How the King of Elfhame Learned to Hate Stories | Review

☾ disclaimer

This book contains spoilers for the other books in the The Folk of the Air Trilogy and this review will hence also contain spoilers.

☾ about the book

Title: How the King of Elfhame Learned to Hate Stories
Author: Holly Black
Series: The Folk of the Air
Prequel: Queen of Nothing
Published: 2020
Format: novella, hardbound (also available as eBook, paperback and audiobook)
Pages: 172
Rating: β˜…β˜…β˜…β˜…β˜…
Trigger Warnings: parental neglect, substance abuse (alcohol, namely wine), corporal punishment (namely whipping with a strap)

☾ the synopsis

Once upon a time, there was a boy with a wicked tongue.
Before he was a cruel prince or a wicked king, he was a faerie child with a heart of stone . Revealing a deeper look into the dramatic life of Elfhame’s enigmatic high king, Cardan, tis tale includes delicious details of life before The Cruel Prince, an adventure beyond The Queen of Nothing, and familiar moments from The Folk of the Air trilogy, told wholly from Cardan’s perspective.

☾ the characters

This book is written from Cardan’s POV. It recounts many scenes and events from the previous books in the series from his point of you (those parts of the book are the ones that contain the most spoilers), but it also provides more information about Cardan’s upbringing before the events of The Cruel Prince as well as scenes that are not mentioned in the original Trilogy thereafter.
Cardan’s character stays the same, but his affinity for villainy is explained and expanded upon in the novella.

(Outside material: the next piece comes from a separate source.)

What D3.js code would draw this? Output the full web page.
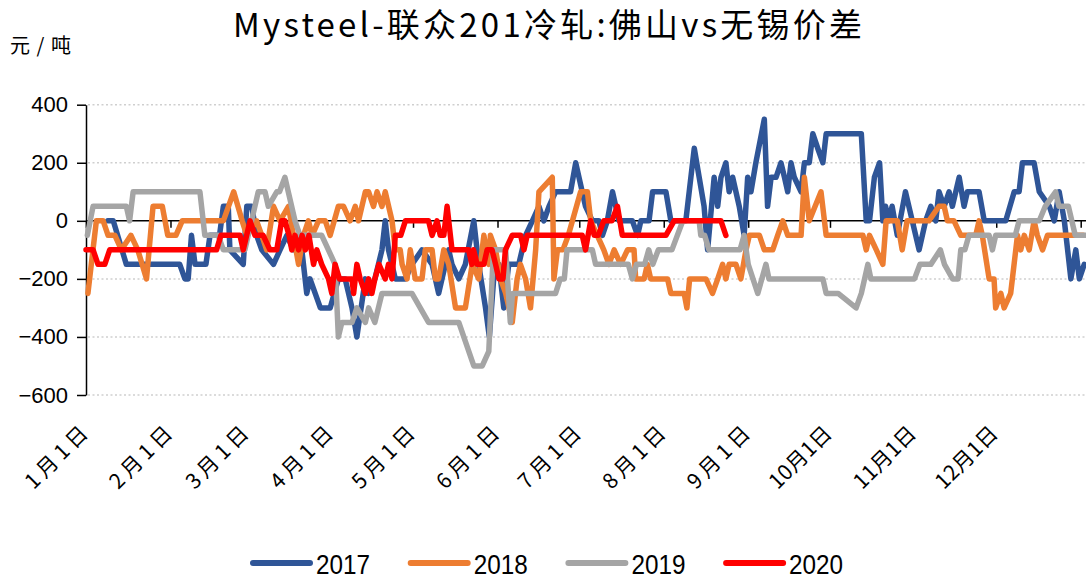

Jude, Oak, Vivi and Taryn as well as other well-known characters from the original trilogy make brief appearances in some chapters, and before not mentioned characters are added.

☾ the world building

Most of the stories are set in the Elfhame of the original trilogy (when Cardan is not yet High King) and three stories are set in the human world after the events of Queen of Nothing.
This novella expects a knowledge of the previous books from the reader.

☾ what i liked about this book

I liked that this book doesn’t try to paint Cardan as a good guy.
He might not be the villain of the TFOTA books, but he is certainly not the most innocent character – he belongs more into the morally grey category with a shift towards villainy because he does a lot of wrong things for the wrong reasons, and even his relationship with Jude doesn’t really change his character.
I also liked seeing things play out from his perspective, but it wasn’t as lengthy as it would have been had Holly Black taken the full novel route – and I appreciate that.
I also appreciate the reoccurring tale of the boy (who is obviously supposed to resemble the slight shifts in Cardan’s character) – it does sound familiar, but I can’t quite pinpoint how. I do think that it might be a faerie-themed retelling of either a scandinavian tale or one written by a lesser known central-european storyteller, since I can’t seem to make any connection to the Brothers Grimm.
I also really liked the art. I think it gave the book a “fairytale” – touch, since many bound volumes of collected fairytales are also illustrated to be more appealing to children, and who doesn’t think that Cardan deserves to have an illustrated book? He’s so vain and egoistical that it really fits his character – and I mean this in the most loving way possible.

☾ what i disliked about this book

It could have been longer. Usually I am quite content when it comes to the length of novellas, but somehow it feels like The Lost Sisters was longer than this – and it isn’t. The Lost Sisters is only 50 pages (yes, I just looked it up and it honestly blew my mind).
I feel like we didn’t get as much information about how Cardan works as we could have gotten. I’ve always found that he is a very complex character, and to me it felt like How the King of Elfhame Learned to Hate Stories only scraped the surface when it comes to his character and his drive.
I found myself wanting more!

☾ should you read this book?

Again, because it’s a novella, that’s quite hard to say.
It’s not a novel, so if you need content to be satisfied after having finished a book, this one ain’t it.
Personally, I love any excuse (be it short) to escape back into the world of my favorite books without actually having to reread the actual books, which is also why I love novellas so much.
It’s a question of taste.
But if you like to gush about Cardan and his relationship with Jude, you should pick up this book becauseit’s a cute and quick read, and it will definitely make you miss the characters!